3 Tom Stoppard, Enigma
Vastly too intelligent for its own good, but I'm OK with that, if you are.
2) Bill Condon, Chicago
Sometimes the challenge of adapting something is in figuring out how you're going to adapt it in the first place and Bill Condon had the right vision for Chicago.
1) Jim Taylor and Alexander Payne, About Schmidt
A mix of broad caricatures and characters you grow to love and sympathize with, in addition to comedy and drama. It's got everything.

5 BEST FEMALE PERFORMANCES (BECAUSE I'M GETTING LAZY, I'M SQUISHING "SUPPORTING" AND "LEAD" ACTING CATEGORIES TOGETHER)

5) The entire cast of 8 Women
Isabelle Huppert, Virginie Ledoyen, Catherine Deneuve,
Danielle Darrieux, Fanny Ardant, Emmanuelle Beart, Ludivine Sagnier, and Firmine Richard. Take your pick. They're all great.
4) Emily Mortimer, Lovely and Amazing
Any actor who wants to see the personification of "vulnerable" should watch Mortimer's nude scene in this movie. Acting doesn't get much better.
3) Catherine Zeta-Jones and Rene Zellweger, Chicago
Zeta-Jones brings the screen to life and Zellweger gives the movie an emotional center. Kudos.
2) The Putty Nose, The Hours
Sure, Nicole Kidman is fine, but let's face it, the woman's probably going to win an Oscar almost entirely on the basis of a prosthetic nose. Go give props where props are due.
1) Maggie Gyllenhaal, Secretary
Far and away the best female performance of the year.

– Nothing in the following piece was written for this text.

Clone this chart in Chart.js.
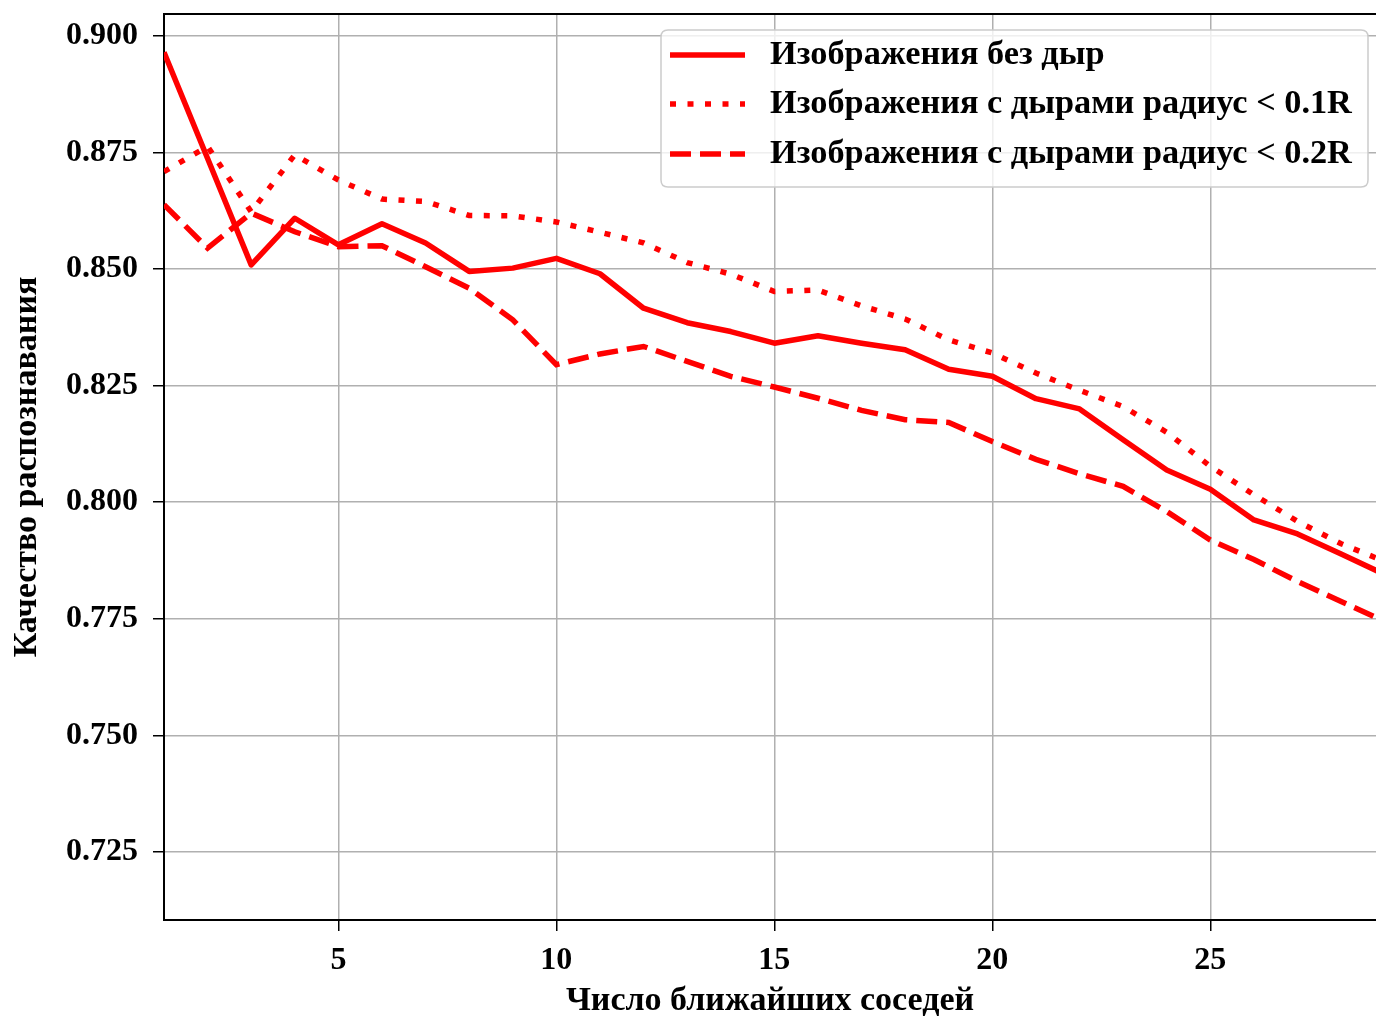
<!DOCTYPE html>
<html>
<head>
<meta charset="utf-8">
<script src="https://cdn.jsdelivr.net/npm/chart.js@4/dist/chart.umd.min.js"></script>
<style>
html,body{margin:0;padding:0;background:#fff;}
#wrap{width:1376px;height:1018px;position:relative;}
</style>
</head>
<body>
<div id="wrap"><canvas id="c" width="1376" height="1018"></canvas></div>
<script>
const kValues = [1,2,3,4,5,6,7,8,9,10,11,12,13,14,15,16,17,18,19,20,21,22,23,24,25,26,27,28,29];
const noHoles = [0.8965,0.8737,0.8509,0.8609,0.8552,0.8597,0.8556,0.8495,0.8502,0.8523,0.8490,0.8416,0.8385,0.8366,0.8341,0.8357,0.8341,0.8327,0.8285,0.8270,0.8222,0.8200,0.8134,0.8069,0.8028,0.7962,0.7932,0.7889,0.7845];
const holes01R = [0.8709,0.8763,0.8623,0.8745,0.8691,0.8650,0.8645,0.8615,0.8614,0.8601,0.8579,0.8556,0.8514,0.8489,0.8452,0.8455,0.8421,0.8393,0.8348,0.8320,0.8277,0.8240,0.8205,0.8150,0.8077,0.8016,0.7959,0.7911,0.7873];
const holes02R = [0.8638,0.8545,0.8620,0.8580,0.8548,0.8550,0.8505,0.8459,0.8391,0.8295,0.8318,0.8334,0.8302,0.8270,0.8247,0.8223,0.8197,0.8177,0.8171,0.8130,0.8092,0.8061,0.8034,0.7980,0.7919,0.7877,0.7830,0.7787,0.7744];
const seriesLabels = ['Изображения без дыр','Изображения с дырами радиус < 0.1R','Изображения с дырами радиус < 0.2R'];
const xTicks = [5,10,15,20,25];
const yTicks = [0.725,0.750,0.775,0.800,0.825,0.850,0.875,0.900];
const xTitle = 'Число ближайших соседей';
const yTitle = 'Качество распознавания';

const FONT = '"Liberation Serif", "Times New Roman", serif';
const RED = '#ff0000';

function pts(arr){ return arr.map((v,i)=>({x:kValues[i], y:v})); }

const frameAndLegend = {
  id:'frameAndLegend',
  afterDraw(chart){
    const ctx = chart.ctx, a = chart.chartArea;
    ctx.save();
    ctx.strokeStyle = '#000'; ctx.lineWidth = 2;
    ctx.beginPath(); ctx.moveTo(a.left-1, a.top); ctx.lineTo(a.right+2, a.top); ctx.stroke();
    // legend box
    const bx = 661, by = 30, bw = 707, bh = 157, r = 7;
    ctx.beginPath();
    ctx.moveTo(bx+r,by); ctx.lineTo(bx+bw-r,by); ctx.quadraticCurveTo(bx+bw,by,bx+bw,by+r);
    ctx.lineTo(bx+bw,by+bh-r); ctx.quadraticCurveTo(bx+bw,by+bh,bx+bw-r,by+bh);
    ctx.lineTo(bx+r,by+bh); ctx.quadraticCurveTo(bx,by+bh,bx,by+bh-r);
    ctx.lineTo(bx,by+r); ctx.quadraticCurveTo(bx,by,bx+r,by); ctx.closePath();
    ctx.fillStyle = 'rgba(255,255,255,0.8)'; ctx.fill();
    ctx.strokeStyle = '#cccccc'; ctx.lineWidth = 1.5; ctx.stroke();
    const rows = [55,104,154];
    chart.data.datasets.forEach((ds,i)=>{
      const y = rows[i];
      ctx.strokeStyle = ds.borderColor; ctx.lineWidth = ds.borderWidth;
      ctx.lineCap = 'butt';
      ctx.setLineDash(ds.borderDash || []);
      ctx.beginPath(); ctx.moveTo(670,y); ctx.lineTo(745,y); ctx.stroke();
      ctx.setLineDash([]);
      ctx.fillStyle = '#000';
      ctx.font = 'bold 34.3px ' + FONT;
      ctx.textBaseline = 'middle'; ctx.textAlign = 'left';
      ctx.fillText(ds.label, 770, y);
    });
    ctx.restore();
  }
};

new Chart(document.getElementById('c'), {
  type:'line',
  data:{
    datasets:[
      {label:seriesLabels[0], data:pts(noHoles), borderColor:RED, borderWidth:5.5, pointRadius:0, borderJoinStyle:'round', tension:0},
      {label:seriesLabels[1], data:pts(holes01R), borderColor:RED, borderWidth:5.5, borderDash:[6,11.5], pointRadius:0, tension:0},
      {label:seriesLabels[2], data:pts(holes02R), borderColor:RED, borderWidth:5.5, borderDash:[21,9], pointRadius:0, tension:0}
    ]
  },
  options:{
    responsive:false, animation:false,
    layout:{padding:{top:14,right:0,left:0,bottom:0}},
    plugins:{legend:{display:false}, tooltip:{enabled:false}},
    scales:{
      x:{
        type:'linear', min:1, max:28.8,
        afterBuildTicks(s){ s.ticks = xTicks.map(v=>({value:v})); },
        afterFit(s){ s.height = 98; s.paddingLeft = 0; s.paddingRight = 0; },
        grid:{color:'#b0b0b0', lineWidth:1.5, tickColor:'#000', tickLength:11, drawOnChartArea:true},
        border:{color:'#000', width:2},
        ticks:{color:'#000', font:{family:FONT, size:32, weight:'bold'}, padding:11, maxRotation:0},
        title:{display:true, text:xTitle, color:'#000', font:{family:FONT, size:34, weight:'bold', lineHeight:1.0}, padding:{top:0,bottom:0}}
      },
      y:{
        type:'linear', min:0.7104, max:0.9047,
        afterBuildTicks(s){ s.ticks = yTicks.map(v=>({value:v})); },
        afterFit(s){ s.width = 164; s.paddingTop = 0; s.paddingBottom = 0; },
        grid:{color:'#b0b0b0', lineWidth:1.5, tickColor:'#000', tickLength:11},
        border:{color:'#000', width:2},
        ticks:{color:'#000', font:{family:FONT, size:32, weight:'bold'}, padding:15, callback:v=>v.toFixed(3)},
        title:{display:true, text:yTitle, color:'#000', font:{family:FONT, size:34, weight:'bold'}, padding:{top:7,bottom:0}}
      }
    }
  },
  plugins:[frameAndLegend]
});
</script>
</body>
</html>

5 BEST MALE PERFORMANCES BEYOND PEOPLE NAMED NICHOLSON AND DAY-LEWIS, SINCE THEY'VE ALREADY GOTTEN ENOUGH PRESS (BECAUSE I'M GETTING LAZY, I'M SQUISHING "SUPPORTING" AND "LEAD" ACTING CATEGORIES TOGETHER)
5) Jeff Goldblum and Bill Pullman, Igby Goes Down
Unless I'm forgetting something, these are certainly the best two performances by Independence Day alums in 2002.
4) Anthony LaPaglia, The Guys
Universal Focus blew it on this one with a pointlessly hidden Oscar qualifying run and a negligible add campaign. They should be ashamed of themselves. LaPaglia, as a post-9/11 New York fire captain gives a remarkable performance.
3) Nic Cage, Adaptation
In a hilarious double role, this is Nic Cage's Cat Ballou. Cage's comedic brilliance is matched only by Chris Cooper in the same film.
2) Dennis Quaid, either The Rookie or Far From Heaven
A full-scale comeback for Mr. Quaid, showing he can act without the cocaine. Now if only Robin Williams and Dan Ackroyd could prove that they were funny without the white stuff.
1) Paul Newman, Road to Perdition
Paul Newman is to acting what Martin Scorsese is to directing: Just seeing him in top form is cause for celebration.

OK. Gotta quit sometime. Perhaps I'll add to this huge offering at some point. But maybe not. I've only been working on it in bits and pieces for a month.

Hope you enjoyed. And hope the HTML all works OK.